Go back to article: Towards a more sonically inclusive museum practice: a new definition of the ‘sound object’

Possibilities for a museological sound object within museum practice

To hopefully make this concept clearer, consider the following theoretical situations where my proposed museological sound object is applied to objects in museums that deal with material culture

•    An antique cuckoo clock in a museum’s collection is an object; the sound made by that cuckoo clock would be a sound object.

•    An LP record – say, for example, the Folkways Records release of field recordist Tony Schwartz’s New York 19 from 1954 – held by a museum is an object.

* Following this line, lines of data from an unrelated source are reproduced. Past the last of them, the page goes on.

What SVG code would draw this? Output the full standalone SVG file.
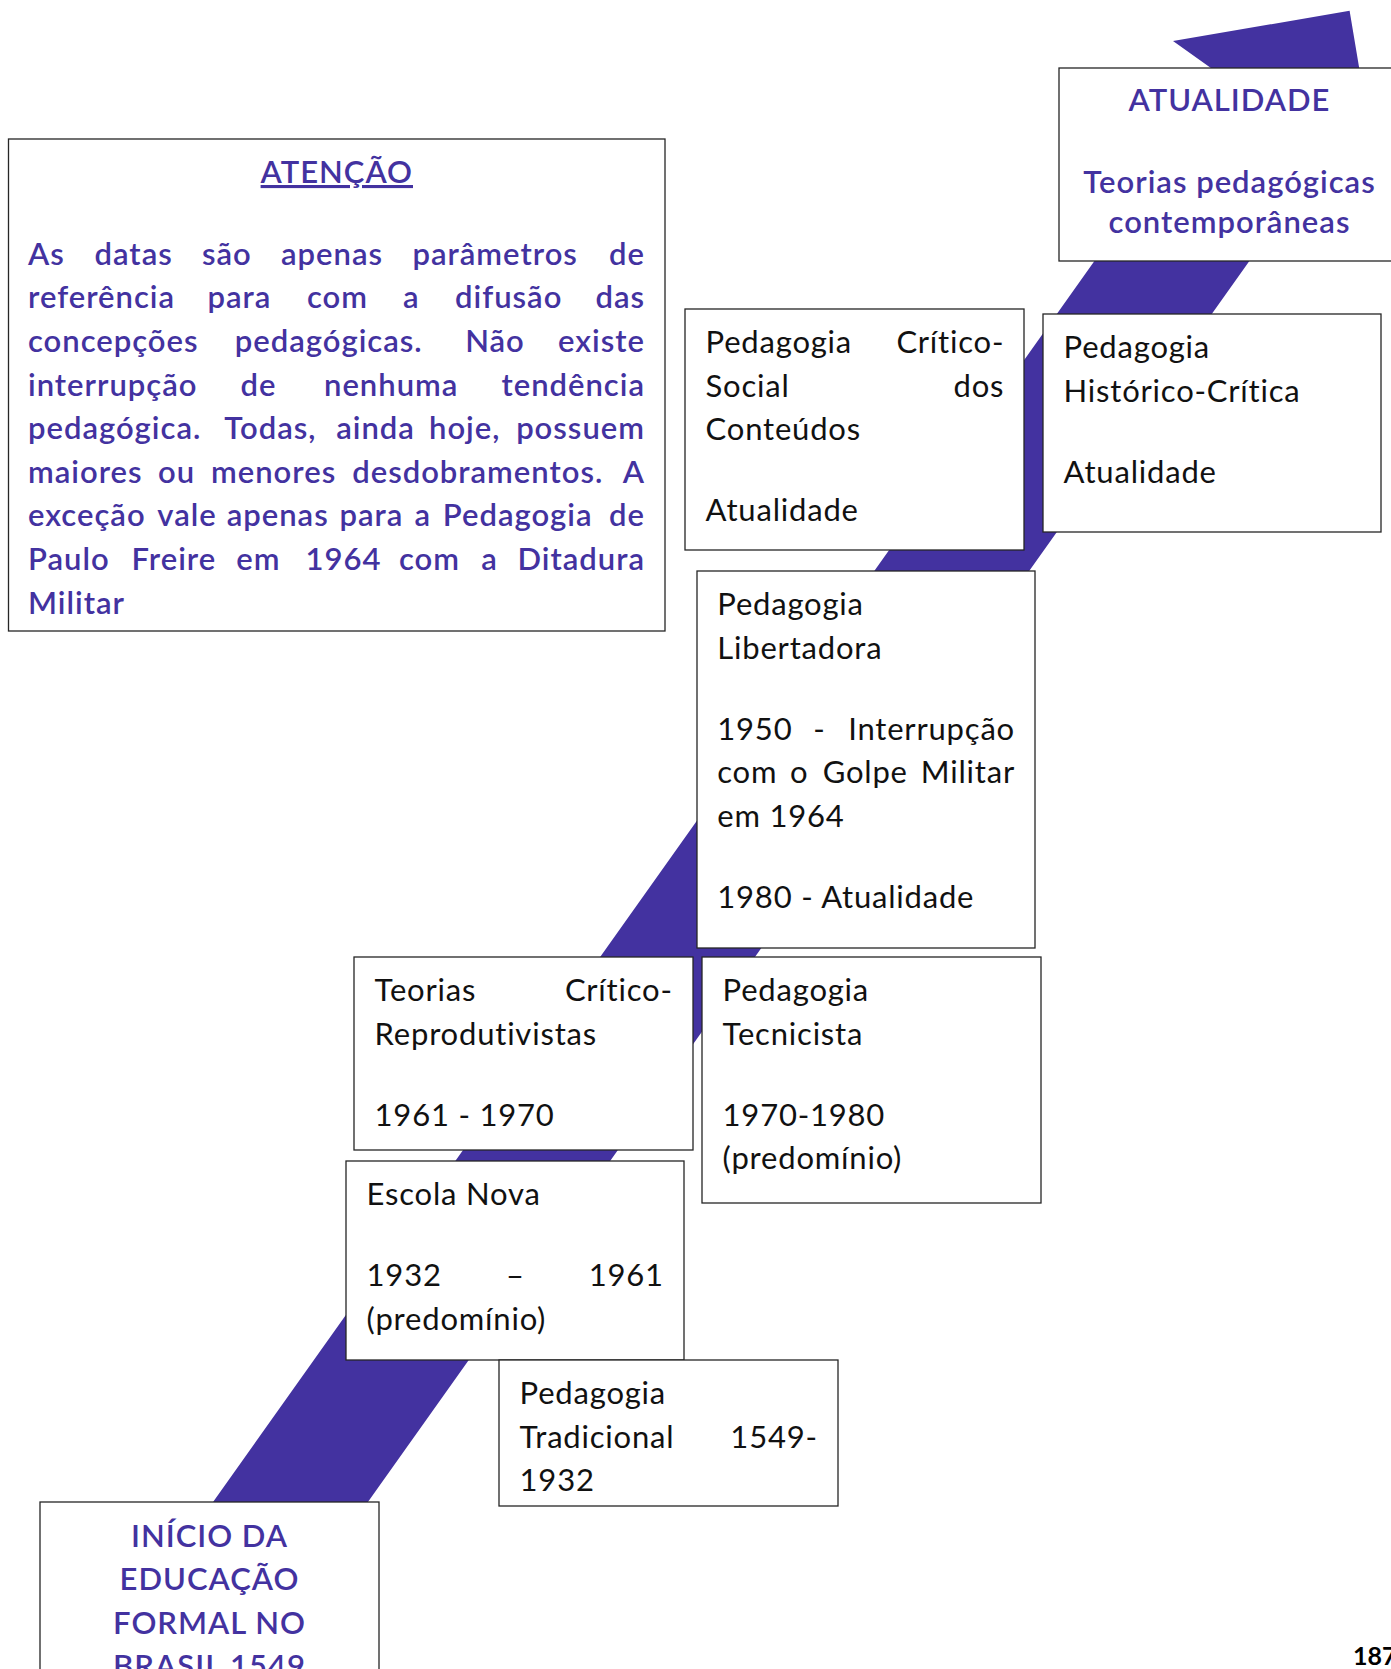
<svg xmlns="http://www.w3.org/2000/svg" width="1391" height="1669" viewBox="0 0 1391 1669">
<style>
.box{fill:#fff;stroke:#262626;stroke-width:1.3}
.t{font-family:Lato,"Noto Sans",sans-serif;font-size:31px;letter-spacing:0.8px;fill:#111;font-variant-ligatures:none}
.p{font-family:Lato,"Noto Sans",sans-serif;font-size:31px;letter-spacing:1px;fill:#4332a0;font-weight:600;font-variant-ligatures:none}
.c{text-anchor:middle}
.e{text-anchor:end}
</style>
<rect width="1391" height="1669" fill="#fff"/>
<g id="connectors">
<polygon id="timeline-arrow" fill="#4332a0" points="76.7,1694 1224.6,77.7 1173,41 1349.6,10.8 1379.2,187.6 1327.6,150.9 179.6,1767.1"/>
</g>
<g id="atencao">
<rect class="box" x="8.5" y="139" width="656.5" height="492"/>
<text class="p c" x="336.8" y="183" text-decoration="underline">ATENÇÃO</text>
<text class="p" y="264.8"><tspan x="28">As</tspan><tspan x="94.5">datas</tspan><tspan x="202">são</tspan><tspan x="281">apenas</tspan><tspan x="412.5">parâmetros</tspan></text>
<text class="p e" x="645" y="264.8">de</text>
<text class="p" y="308.4"><tspan x="28">referência</tspan><tspan x="207.5">para</tspan><tspan x="307">com</tspan><tspan x="403">a</tspan><tspan x="455">difusão</tspan></text>
<text class="p e" x="645" y="308.4">das</text>
<text class="p" y="352"><tspan x="28">concepções</tspan><tspan x="234.8">pedagógicas.</tspan><tspan x="465.2">Não</tspan></text>
<text class="p e" x="645" y="352">existe</text>
<text class="p" y="395.6"><tspan x="28">interrupção</tspan><tspan x="240.5">de</tspan><tspan x="324">nenhuma</tspan></text>
<text class="p e" x="645" y="395.6">tendência</text>
<text class="p" y="439.2"><tspan x="28">pedagógica.</tspan><tspan x="224.3">Todas,</tspan><tspan x="336.2">ainda</tspan><tspan x="429">hoje,</tspan></text>
<text class="p e" x="645" y="439.2">possuem</text>
<text class="p" y="482.8"><tspan x="28">maiores</tspan><tspan x="158">ou</tspan><tspan x="211">menores</tspan><tspan x="352.2">desdobramentos.</tspan></text>
<text class="p e" x="645" y="482.8">A</text>
<text class="p" y="526.4"><tspan x="28">exceção</tspan><tspan x="157.3">vale</tspan><tspan x="226.7">apenas</tspan><tspan x="339.5">para</tspan><tspan x="414.6">a</tspan><tspan x="442.8">Pedagogia</tspan></text>
<text class="p e" x="645" y="526.4">de</text>
<text class="p" y="570"><tspan x="28">Paulo</tspan><tspan x="131.6">Freire</tspan><tspan x="236.3">em</tspan><tspan x="305.5">1964</tspan><tspan x="399">com</tspan><tspan x="481.3">a</tspan></text>
<text class="p e" x="645" y="570">Ditadura</text>
<text class="p" x="28" y="613.6">Militar</text>
</g>
<g id="atualidade">
<rect class="box" x="1059" y="68" width="345" height="193"/>
<text class="p c" x="1229.5" y="111">ATUALIDADE</text>
<text class="p c" x="1229.5" y="193.3">Teorias pedagógicas</text>
<text class="p c" x="1229.5" y="233.3">contemporâneas</text>
</g>
<g id="critico-social">
<rect class="box" x="685" y="309" width="339" height="241"/>
<text class="t" x="705.6" y="353">Pedagogia</text>
<text class="t e" x="1004.3" y="353">Crítico-</text>
<text class="t" x="705.6" y="396.5">Social</text>
<text class="t e" x="1004.3" y="396.5">dos</text>
<text class="t" x="705.6" y="440">Conteúdos</text>
<text class="t" x="705.6" y="521">Atualidade</text>
</g>
<g id="historico-critica">
<rect class="box" x="1043" y="314" width="338" height="218"/>
<text class="t" x="1063.6" y="358">Pedagogia</text>
<text class="t" x="1063.6" y="401.5">Histórico-Crítica</text>
<text class="t" x="1063.6" y="482.5">Atualidade</text>
</g>
<g id="libertadora">
<rect class="box" x="697" y="571" width="338" height="377"/>
<text class="t" x="717.3" y="615">Pedagogia</text>
<text class="t" x="717.3" y="659">Libertadora</text>
<text class="t" y="740"><tspan x="717.3">1950</tspan><tspan x="813.3">-</tspan></text>
<text class="t e" x="1015" y="740">Interrupção</text>
<text class="t" y="783.3"><tspan x="717.3">com</tspan><tspan x="790">o</tspan><tspan x="822.7">Golpe</tspan></text>
<text class="t e" x="1015" y="783.3">Militar</text>
<text class="t" x="717.3" y="826.7">em 1964</text>
<text class="t" x="717.3" y="907.7">1980 - Atualidade</text>
</g>
<g id="critico-reprodutivistas">
<rect class="box" x="354" y="957" width="339" height="193"/>
<text class="t" x="374.6" y="1001">Teorias</text>
<text class="t e" x="672.8" y="1001">Crítico-</text>
<text class="t" x="374.6" y="1044.5">Reprodutivistas</text>
<text class="t" x="374.6" y="1125.5">1961 - 1970</text>
</g>
<g id="tecnicista">
<rect class="box" x="702" y="957" width="339" height="246"/>
<text class="t" x="722.6" y="1001">Pedagogia</text>
<text class="t" x="722.6" y="1044.5">Tecnicista</text>
<text class="t" x="722.6" y="1125.5">1970-1980</text>
<text class="t" x="722.6" y="1169">(predomínio)</text>
</g>
<g id="escola-nova">
<rect class="box" x="346" y="1161" width="338" height="199"/>
<text class="t" x="366.6" y="1205">Escola Nova</text>
<text class="t" x="366.6" y="1286">1932</text>
<text class="t c" x="515.5" y="1286">–</text>
<text class="t e" x="663.8" y="1286">1961</text>
<text class="t" x="366.6" y="1329.5">(predomínio)</text>
</g>
<g id="tradicional">
<rect class="box" x="499" y="1360" width="339" height="146"/>
<text class="t" x="519.6" y="1404">Pedagogia</text>
<text class="t" x="519.6" y="1447.5">Tradicional</text>
<text class="t e" x="817.8" y="1447.5">1549-</text>
<text class="t" x="519.6" y="1491">1932</text>
</g>
<g id="inicio">
<rect class="box" x="40" y="1502" width="339" height="200"/>
<text class="p c" x="209.5" y="1546.7">INÍCIO DA</text>
<text class="p c" x="209.5" y="1590">EDUCAÇÃO</text>
<text class="p c" x="209.5" y="1633.5">FORMAL NO</text>
<text class="p c" x="209.5" y="1677">BRASIL 1549</text>
</g>
<text x="1353" y="1665" font-family="Lato,'Noto Sans',sans-serif" font-size="25" font-weight="bold" fill="#000">187</text>
</svg>
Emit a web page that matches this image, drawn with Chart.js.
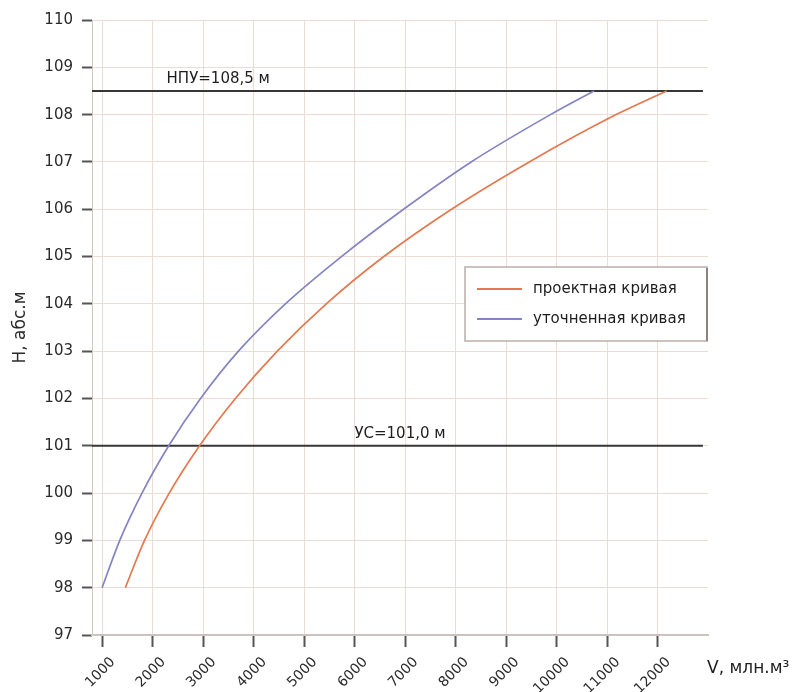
<!DOCTYPE html>
<html>
<head>
<meta charset="utf-8">
<script src="https://cdn.jsdelivr.net/npm/chart.js@4/dist/chart.umd.min.js"></script>
<style>
  body { margin: 0; background: #fff; }
</style>
</head>
<body>
<canvas id="chart" width="796" height="692"></canvas>
<script>
// уровни воды, м абс.
const heights = [98, 99, 100, 101, 102, 103, 104, 105, 106, 107, 108, 108.5];
// объём по проектной кривой, млн.м3
const volumeDesign = [1460, 1840, 2330, 2930, 3640, 4470, 5440, 6580, 7920, 9460, 11180, 12180];
// объём по уточненной кривой, млн.м3
const volumeRefined = [1000, 1350, 1790, 2320, 2950, 3700, 4630, 5740, 6970, 8310, 9880, 10740];

const xTicks = [1000, 2000, 3000, 4000, 5000, 6000, 7000, 8000, 9000, 10000, 11000, 12000];
const yTicks = [97, 98, 99, 100, 101, 102, 103, 104, 105, 106, 107, 108, 109, 110];

// характерные уровни
const levelValues = [108.5, 101.0];
const levelNames = ['НПУ=108,5 м', 'УС=101,0 м'];
const levelSpan = [800, 12900];

const seriesNames = ['проектная кривая', 'уточненная кривая'];
const seriesColors = ['#e2794f', '#8484c4'];

const labelAt = [3300, 6900];   // где подписать уровни (по оси V)
const FONT = '"DejaVu Sans", sans-serif';

const curve = (vals) => heights.map((h, i) => ({ x: vals[i], y: h }));

const datasets = [
  { label: seriesNames[0], data: curve(volumeDesign), borderColor: seriesColors[0], borderWidth: 1.7,
    pointRadius: 0, cubicInterpolationMode: 'monotone' },
  { label: seriesNames[1], data: curve(volumeRefined), borderColor: seriesColors[1], borderWidth: 1.7,
    pointRadius: 0, cubicInterpolationMode: 'monotone' }
];
levelValues.forEach((h, i) => {
  datasets.push({
    label: levelNames[i],
    data: levelSpan.map(v => ({ x: v, y: h })),
    borderColor: '#363636', borderWidth: 2, pointRadius: 0, isLevel: true
  });
});

const overlay = {
  id: 'overlay',
  afterDatasetsDraw(chart) {
    const { ctx, chartArea: a, scales: { x, y } } = chart;
    ctx.save();

    // подписи уровней
    ctx.font = '15px ' + FONT;
    ctx.fillStyle = '#1e1e1e';
    ctx.textAlign = 'center';
    ctx.textBaseline = 'middle';
    levelNames.forEach((t, i) => {
      ctx.fillText(t, x.getPixelForValue(labelAt[i]), y.getPixelForValue(levelValues[i]) - 12);
    });

    // легенда
    const lx = a.right - 243, ly = 267, lw = 242, lh = 74;
    ctx.fillStyle = '#fff';
    ctx.fillRect(lx, ly, lw, lh);
    ctx.strokeStyle = '#b8aeaa';
    ctx.lineWidth = 1.5;
    ctx.strokeRect(lx, ly, lw, lh);
    ctx.strokeStyle = '#8a8280';
    ctx.lineWidth = 2;
    ctx.beginPath();
    ctx.moveTo(lx + lw, ly + 1);
    ctx.lineTo(lx + lw, ly + lh);
    ctx.stroke();

    ctx.textAlign = 'left';
    ctx.font = '15px ' + FONT;
    chart.data.datasets.filter(d => !d.isLevel).forEach((d, i) => {
      const yy = ly + 22 + i * 30;
      ctx.strokeStyle = d.borderColor;
      ctx.lineWidth = 1.8;
      ctx.beginPath();
      ctx.moveTo(lx + 12, yy);
      ctx.lineTo(lx + 57, yy);
      ctx.stroke();
      ctx.fillStyle = '#1e1e1e';
      ctx.fillText(d.label, lx + 68, yy);
    });

    // подпись оси V
    ctx.font = '17px ' + FONT;
    ctx.fillStyle = '#1e1e1e';
    ctx.fillText('V, млн.м³', a.right - 1, 669);
    ctx.restore();
  }
};

new Chart(document.getElementById('chart'), {
  type: 'line',
  data: { datasets },
  options: {
    responsive: false,
    animation: false,
    layout: { padding: { top: 20, right: 88, left: 0, bottom: 0 } },
    plugins: { legend: { display: false }, tooltip: { enabled: false } },
    scales: {
      x: {
        type: 'linear',
        min: 800,
        max: 13000,
        afterBuildTicks: (s) => { s.ticks = xTicks.map(v => ({ value: v })); },
        afterFit: (s) => { s.height = 57; },
        grid: { color: '#ecdcd4', tickColor: '#555', tickWidth: 2, tickLength: 12 },
        border: { color: '#cbc3bf', width: 2 },
        ticks: {
          minRotation: 45, maxRotation: 45, labelOffset: 11, padding: 7,
          color: '#2a2a2a', font: { family: FONT, size: 14 },
          callback: (v) => String(v)
        }
      },
      y: {
        min: 97,
        max: 110,
        afterBuildTicks: (s) => { s.ticks = yTicks.map(v => ({ value: v })); },
        afterFit: (s) => { s.width = 92; },
        grid: { color: '#ecdcd4', tickColor: '#555', tickWidth: 2, tickLength: 10 },
        border: { color: '#d4c8c2', width: 1 },
        ticks: { padding: 9, color: '#2a2a2a', font: { family: FONT, size: 15 } },
        title: {
          display: true, text: 'Н, абс.м', color: '#2a2a2a',
          font: { family: FONT, size: 17 }, padding: { top: 10, bottom: 0 }
        }
      }
    }
  },
  plugins: [overlay]
});
</script>
</body>
</html>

The sound heard when playing that LP on a phonograph would be a sound object.

•    A spool of magnetic tape containing a recording held in a museum’s archives is an object; the sound produced by playing that tape – what is heard – would be a sound object.

•    A digital field recording of an interview captured as part of an oral history project – the computer-readable data – is an object; the sonic event that is perceived by a listener when that data is translated by the appropriate software and transmitted over a speaker system would be a sound object.

•    A performance such as the one mentioned in Contemporary Sound Art Curation above – Alvin Lucier’s ‘I Am Sitting In A Room’, acquired by the Museum of Modern Art in New York in 2015 – would break down like this: the written score, the written agreement made with Lucier, and the captured video of Lucier performing the piece that were acquired by MoMA are objects; the sounds generated within the act of performance (i.e. the sound of future performances of the score, as well as the sound heard in the recording of Lucier’s own performance video) would be sound objects.

Within contemporary museum collection archival work, the museological sound object could be catalogued as a component of what is referred to within museum database XML workflows as an information object: ‘a digital item or group of items, regardless of type or format, that can be addressed or manipulated as a single object by a computer’ (Gilliland, 2008, p 2). A sound object, then, would be tracked by its sound object record, part of the information object for a specific collection item. For example, the information object for a cuckoo clock would contain a record identifying the sonic event made by the sounding of the cuckoo clock, as well as a record for any recordings of that sounding that the museum holds in its collection.

The sonic event (the ‘sound object’) would then be treated as an independent object that can be displayed – by operating the cuckoo clock within a museum’s exhibition space – or represented by an audio recording of the sound generated by the cuckoo clock. The representation (i.e. recording) of a sound would be considered another object and would be preserved accordingly; the sonic event created by the perception of the sound represented by the recording recreates the original sound object.

Let’s look at some examples of how the sound object would be identified within an information object:

Example 1: sound object linked to physical object


1.    A cuckoo clock is an object (A).

2.    The sonic event generated by the operation of the cuckoo clock would be its corresponding sound object (B), to be added to the information object of the cuckoo clock.

3.    If the clock is too fragile to play its sound on a regular basis while on display without causing irreparable damage to the clock, a digital recording (C) of its sound could then be made. This recording would then be tracked as an additional data record within the cuckoo clock’s information object, linking the recording to the clock and the sound of the clock. The recording/representation (C) could then be used to manifest the sound object (B) within an exhibition context; in this way, the recording object becomes a sort of echo of the original object – a thing with a database record that, when properly decoded, generates the sound object. The sound object – i.e. the sonic event – could be displayed independently of its original source object within a gallery, online, or other display context.

In the above case, the sound object is both a part of and independent from the source object. This concept could also be applied to recordings acquired by a museum archive.

Example 2: sound object derived from archival recorded media


1.    A reel-to-reel tape recording of early twentieth-century American comedy duo Abbott and Costello’s first radio performance of Who’s On First? is an object (A).

2.    The sound event generated when that tape is played would become its corresponding sound object (B), and would be noted within the tape’s information object.

3.    A digital recording (C) of the original tape can be made for exhibition purposes, which is also noted within the tape’s information object.

Example 3: digital recording submitted by visitors to museum’s website/mobile app


1.    A museum sets up a website or mobile app inviting visitors to upload their own sound recordings (let’s say the museum is including this as part of a larger exhibition on birds). A digital recording of birdsong uploaded to the museum’s website is an object (A).

2.    The sound event generated when the digital recording is played could become its corresponding sound object (B), and is noted within the digital recording’s information object.

These are, of course, only three very basic possibilities for the integration of sound objects into museum collections. Further study and practice will no doubt need to be conducted in order to develop a robust taxonomy with which museums can begin to describe the integration of sound objects within their other collections.